After a reviving coffee we headed for the main invited exhibition, of work by John Byrne. This couldn’t fail to impress, so fertile is John’s imagination and so sure his technical skill. But even more impressive was a selection in the ‘Old Men’s Club’ of sculptures by Jake Harvey . This part-indoors, part-outside display was the perfect union of work and setting: right on the edge of the wonderful stonework of the Old Pier, Jake’s almost-but-not-quite abstract stone sculptures had a balance, a purity, a sense of wit, and a rightness, that was unforgettable. I wanted them to stay there as a permanent display, which would have been hard on the Old Men.
From then on it was one great display after another, often, like the Harvey, beautifully matching work to setting. Some artists were returning to their roots, like Lynn MacGregor, born in the village but now living in Northern Ireland. Others, like a group of seven photographers from London, had been invited to make work about Pitternweem and its inhabitants. Many more had chosen to move to the area to live and work in the village itself, or close by. Some of the most impressive work was in crafts, from locally-based makers to an invited cross-section of the best in contemporary Scottish crafts, curated by a regular colleague of HI~Arts, Tina Rose.

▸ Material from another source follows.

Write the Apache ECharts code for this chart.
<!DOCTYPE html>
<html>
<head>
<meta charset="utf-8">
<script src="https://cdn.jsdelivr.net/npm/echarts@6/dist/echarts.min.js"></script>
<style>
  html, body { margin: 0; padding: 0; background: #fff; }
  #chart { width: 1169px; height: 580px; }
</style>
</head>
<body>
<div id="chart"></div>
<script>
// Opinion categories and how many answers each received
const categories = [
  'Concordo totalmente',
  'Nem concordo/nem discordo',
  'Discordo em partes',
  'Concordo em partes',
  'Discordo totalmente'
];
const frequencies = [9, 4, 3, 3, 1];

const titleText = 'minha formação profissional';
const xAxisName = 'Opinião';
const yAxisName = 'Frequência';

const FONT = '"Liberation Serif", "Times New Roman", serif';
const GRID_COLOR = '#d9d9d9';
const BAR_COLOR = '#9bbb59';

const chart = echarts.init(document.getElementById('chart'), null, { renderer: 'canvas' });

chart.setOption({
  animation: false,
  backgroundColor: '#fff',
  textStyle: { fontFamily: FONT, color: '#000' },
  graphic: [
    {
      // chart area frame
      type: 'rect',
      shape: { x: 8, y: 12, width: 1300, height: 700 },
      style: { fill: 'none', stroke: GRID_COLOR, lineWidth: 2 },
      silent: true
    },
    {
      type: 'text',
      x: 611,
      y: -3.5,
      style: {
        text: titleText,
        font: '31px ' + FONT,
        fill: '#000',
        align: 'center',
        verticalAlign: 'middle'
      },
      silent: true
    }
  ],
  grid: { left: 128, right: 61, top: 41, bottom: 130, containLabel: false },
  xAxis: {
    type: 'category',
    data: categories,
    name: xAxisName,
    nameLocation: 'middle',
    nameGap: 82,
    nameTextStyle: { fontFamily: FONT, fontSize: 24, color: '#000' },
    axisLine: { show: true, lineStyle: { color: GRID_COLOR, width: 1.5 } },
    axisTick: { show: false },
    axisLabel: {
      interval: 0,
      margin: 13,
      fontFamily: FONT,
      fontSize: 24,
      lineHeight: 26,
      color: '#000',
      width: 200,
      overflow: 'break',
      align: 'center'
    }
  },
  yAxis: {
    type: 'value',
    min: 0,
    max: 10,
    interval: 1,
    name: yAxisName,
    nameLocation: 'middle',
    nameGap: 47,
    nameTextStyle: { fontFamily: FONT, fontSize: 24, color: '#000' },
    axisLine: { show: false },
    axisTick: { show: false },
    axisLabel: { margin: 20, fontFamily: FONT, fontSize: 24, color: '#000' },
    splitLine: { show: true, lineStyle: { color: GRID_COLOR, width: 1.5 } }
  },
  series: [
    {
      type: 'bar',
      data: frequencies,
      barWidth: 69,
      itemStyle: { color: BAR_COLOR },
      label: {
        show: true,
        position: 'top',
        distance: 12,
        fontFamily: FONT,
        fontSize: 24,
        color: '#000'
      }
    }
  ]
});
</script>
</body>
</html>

The mood was indeed festive, especially when torrential downpours appeared out of an almost clear sky, and everyone dashed for the nearest venue, no matter how small. Many displays featured a gratifying number of red ‘sold’ dots, even though the Festival still had the rest of the week to run. In four hours we got round less than a quarter of the venues and, in retrospect, missed some of the most potentially interesting. But we did see a marvelous display of art and craft work from Shetland, charmingly whimsical paintings by Angie Bee in a garden summerhouse so hot it needed four electric fans at once, and bought one of Hilke MacIntyre’s delightful sculpted ceramic tiles, entitled appropriately, ‘Just a Shower’. We ended our day calling in on Reinhard and his wife Margaret for tea, and enjoying the work on display by all four members of the Behrens family.

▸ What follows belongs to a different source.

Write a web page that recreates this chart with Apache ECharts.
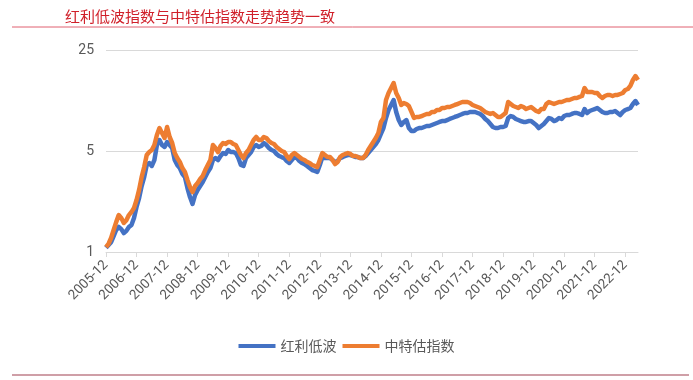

A number of thoughts coalesced in my mind afterwards. The first concerned quality. Had we been casual visitors we might well have been put off by those first few displays, got back in the car, and headed off to somewhere less crowded. Yet Pittenweem strives to be an inclusive festival, so the organisers must have difficulty in setting a quality threshold. Not inclusive enough, it would seem, as this year for the first time there is a ‘Fringe’ organised by artists who, to judge by their very good website , seem to feel that the official Festival isn’t doing enough for ‘Fife artists’ even though the vast majority of the official exhibitors are locally based. This has caused some controversy–Fringe exhibitors don’t pay for inclusion in the official marketing, as is tartly pointed out on the official website, yet benefit from the visitors it attracts.
The second concerns quality in a different sense–of display. Given that the Festival is run by volunteers, most of the displays were a terrific credit both to the organisers and to the individual artists. But there were some exceptions that let the side down, including the headline John Byrne exhibition, where the labels (stuck on the picture glass!) were often alarmingly dyslexic, and gave no indication of the dates of individual works, unforgivable when drawing from the fruits of an almost 50-year career.

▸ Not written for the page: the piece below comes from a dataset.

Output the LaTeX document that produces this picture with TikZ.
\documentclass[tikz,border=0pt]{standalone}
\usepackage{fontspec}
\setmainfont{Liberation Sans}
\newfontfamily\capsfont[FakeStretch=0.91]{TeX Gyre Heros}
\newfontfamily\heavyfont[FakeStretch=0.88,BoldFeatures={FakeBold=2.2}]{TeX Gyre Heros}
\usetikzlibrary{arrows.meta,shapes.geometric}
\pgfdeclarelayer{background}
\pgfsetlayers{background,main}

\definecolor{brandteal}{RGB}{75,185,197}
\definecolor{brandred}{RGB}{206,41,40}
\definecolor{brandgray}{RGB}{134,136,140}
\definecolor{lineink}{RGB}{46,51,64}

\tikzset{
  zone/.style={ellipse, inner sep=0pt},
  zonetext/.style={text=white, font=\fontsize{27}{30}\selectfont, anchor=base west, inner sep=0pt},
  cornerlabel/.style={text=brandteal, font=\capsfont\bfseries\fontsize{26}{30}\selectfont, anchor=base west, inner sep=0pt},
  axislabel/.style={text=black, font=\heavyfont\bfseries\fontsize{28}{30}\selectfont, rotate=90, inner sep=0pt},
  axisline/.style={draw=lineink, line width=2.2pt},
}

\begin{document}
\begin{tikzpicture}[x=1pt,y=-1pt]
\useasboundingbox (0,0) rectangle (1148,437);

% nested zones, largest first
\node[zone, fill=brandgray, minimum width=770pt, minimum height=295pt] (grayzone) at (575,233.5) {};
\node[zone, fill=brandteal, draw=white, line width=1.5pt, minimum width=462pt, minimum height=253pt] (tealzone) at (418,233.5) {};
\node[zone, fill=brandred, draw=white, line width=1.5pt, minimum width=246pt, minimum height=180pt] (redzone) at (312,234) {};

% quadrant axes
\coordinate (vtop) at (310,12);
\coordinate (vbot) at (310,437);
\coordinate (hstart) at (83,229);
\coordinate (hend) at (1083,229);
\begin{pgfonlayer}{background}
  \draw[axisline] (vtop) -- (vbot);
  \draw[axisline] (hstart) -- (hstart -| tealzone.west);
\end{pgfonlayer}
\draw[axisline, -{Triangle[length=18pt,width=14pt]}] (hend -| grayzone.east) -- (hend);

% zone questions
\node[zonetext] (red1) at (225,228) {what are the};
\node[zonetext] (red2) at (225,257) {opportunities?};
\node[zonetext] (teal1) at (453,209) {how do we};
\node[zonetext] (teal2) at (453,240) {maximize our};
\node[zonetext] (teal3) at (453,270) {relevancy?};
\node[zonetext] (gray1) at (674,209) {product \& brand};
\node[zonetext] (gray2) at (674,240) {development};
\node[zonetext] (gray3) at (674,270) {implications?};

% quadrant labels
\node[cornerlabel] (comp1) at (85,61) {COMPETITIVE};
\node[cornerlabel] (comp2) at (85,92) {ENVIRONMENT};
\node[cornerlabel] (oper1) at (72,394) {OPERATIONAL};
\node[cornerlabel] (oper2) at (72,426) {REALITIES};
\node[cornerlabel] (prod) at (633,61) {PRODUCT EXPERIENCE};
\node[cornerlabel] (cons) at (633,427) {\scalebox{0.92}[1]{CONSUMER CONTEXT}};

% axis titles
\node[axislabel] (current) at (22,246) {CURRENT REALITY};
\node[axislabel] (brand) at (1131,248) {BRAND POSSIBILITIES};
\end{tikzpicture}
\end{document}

My final point links back to Anstruther, and its new prosperity based on the harbour marina. Both ventures–the festival and the marina–are massively middle class in focus and involvement. Of course, regeneration needs money: to pay mooring fees, rent self-catering houses, buy meals and drinks, and, finally, buy art and craft. But you can’t avoid the feeling that Pittenweem in particular has gone the way that her sister village Crail went many years ago, and has become ‘gentrified’. Now it’s the few remaining fishermen, working on their boats in the harbour, who provide an exotic backdrop to the gallery-goers, and the incomers have become the dominant element in the population.
The Pittenweem Arts Festival is a great success and a huge achievement. But in economic regeneration terms, perhaps the greatest element of that success has lain in ensuring that Pittenweem remains visible. The designation of ‘book town’ and ‘craft town’ have had similar impacts in terms of visibility for the communities of Wigtown and West Kilbride. Other Fife communities, just a few miles from the East Neuk, have not benefitted from the same profile even when, like West Wemyss, their architecture has a similar picturesque potential. But they have not seen the same influx of culturally-inclined middle class incomers.
So there’s a balance to be struck. Those who have money are essential to the economy of the arts—either through direct expenditure or through the taxes they pay. But the arts are not for one class or group within society. It’s a relatively recent notion that the ‘high’ arts are socially elitist. My grandfather, a steel worker, had a passionate love of classical music which he passed on to my mother and hence to me. As recently as the 1950s the National Gallery in London would stay open late on Cup Final days because so many of those coming up to London for the match also wanted to see some ‘culture’. So while it may be inevitable that community regeneration through the arts needs the interest and investment of the chattering classes to oil the wheels, the challenge is to ensure that the end result is properly inclusive. In Pittenweem, as in other examples such as the St Magnus Festival, that’s perhaps best achieved through the huge numbers of local volunteers involved, and the various participatory programmes offered. I hope the population of Pittenweem as a whole is proud of their festival for what it does for the village—even those who have as little interest in the arts as I do in the Olympics!
PS: my jokey title is a back-handed tribute to the memory of the great Australian art critic Robert Hughes, who died this month. His TV series and book ‘The Shock of the New’ redefined how contemporary art could be tackled in the media, and almost everything he wrote, or presented, is worth reading or watching (except for his last book ‘Rome’ which is a sadly deficient potboiler). His early collection of exhibition reviews was entitled ‘Nothing if not Critical’, a quote from Hazlitt, and an injunction I’ve always borne in mind.